The fire appeared to have started upstairs in the Probation Department, whose interior was said to have been rewired during the remodel. Maybe someone left a coffee maker on, but that wouldn’t explain such a vigorous conflagration. Could an arsonist have gained access from a neighboring building, then jimmied open the trap door on the roof? Whatever the cause, the effect is the same.

After an after it’s all too easy to think of what’s gone, never to return. I thought about the burned-out Herb Shop next door, a store birthed in the ’70s that still sold herbs and pricey ethnic clothing. In the back was a record shop, dealing in old vinyl, new and used CDs. It marketed the home-spawned efforts of local musicians. At the small burrito joint you could get an espresso. Now all was a yawning void, an ugly eyesore. Greg Cook, Friar Tuck’s owner, vows to rebuild, but how long will that take? Can it ever be the same?

In the meantime, the June bicycle race through town will pass a vacant hulk. Perhaps construction will be underway when the Summer Nights festival rolls around or when the Constitution Day Parade takes place in September.

Fire is not a novel occurrence in Nevada City.
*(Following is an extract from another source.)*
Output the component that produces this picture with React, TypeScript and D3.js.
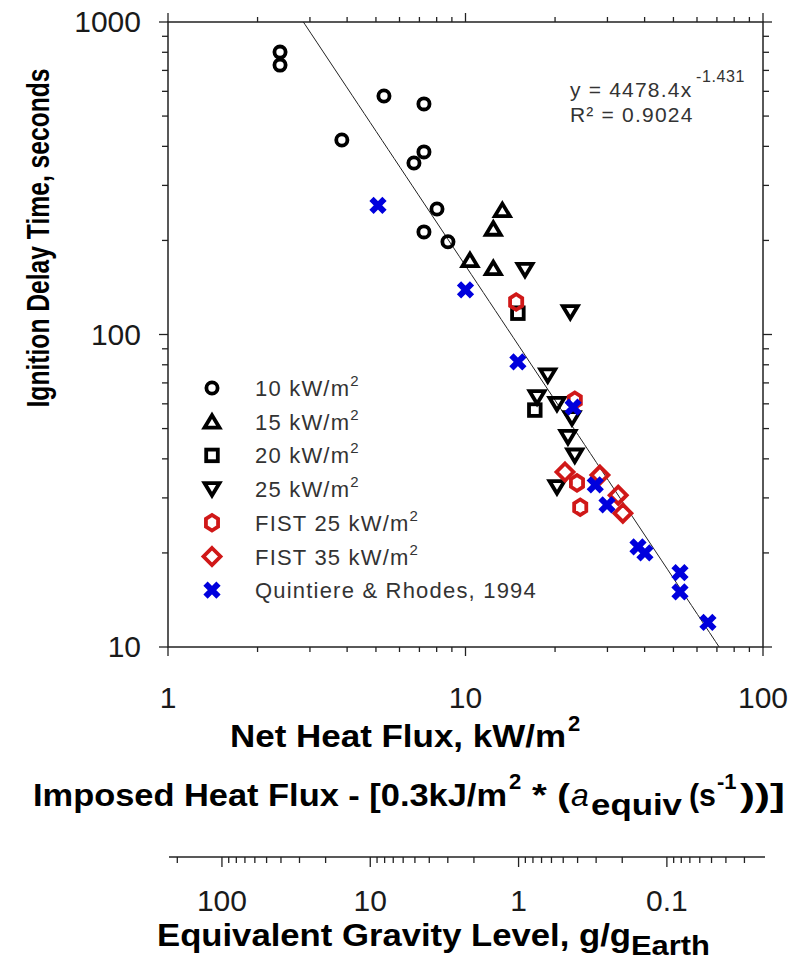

The entire town burned to the ground on several occasions until rebuilt with brick and iron shutters. In fact, this very building burned in the ’60s, perhaps consuming the memories of someone just like me.

When you live in Main Street, U.S.A., it’s easy to forget that bad things do happen. But it could have been worse, considering there were no injuries or loss of life. We lost a structure and symbol, but they’ll be replaced. And what now is our after will be someone else’s before.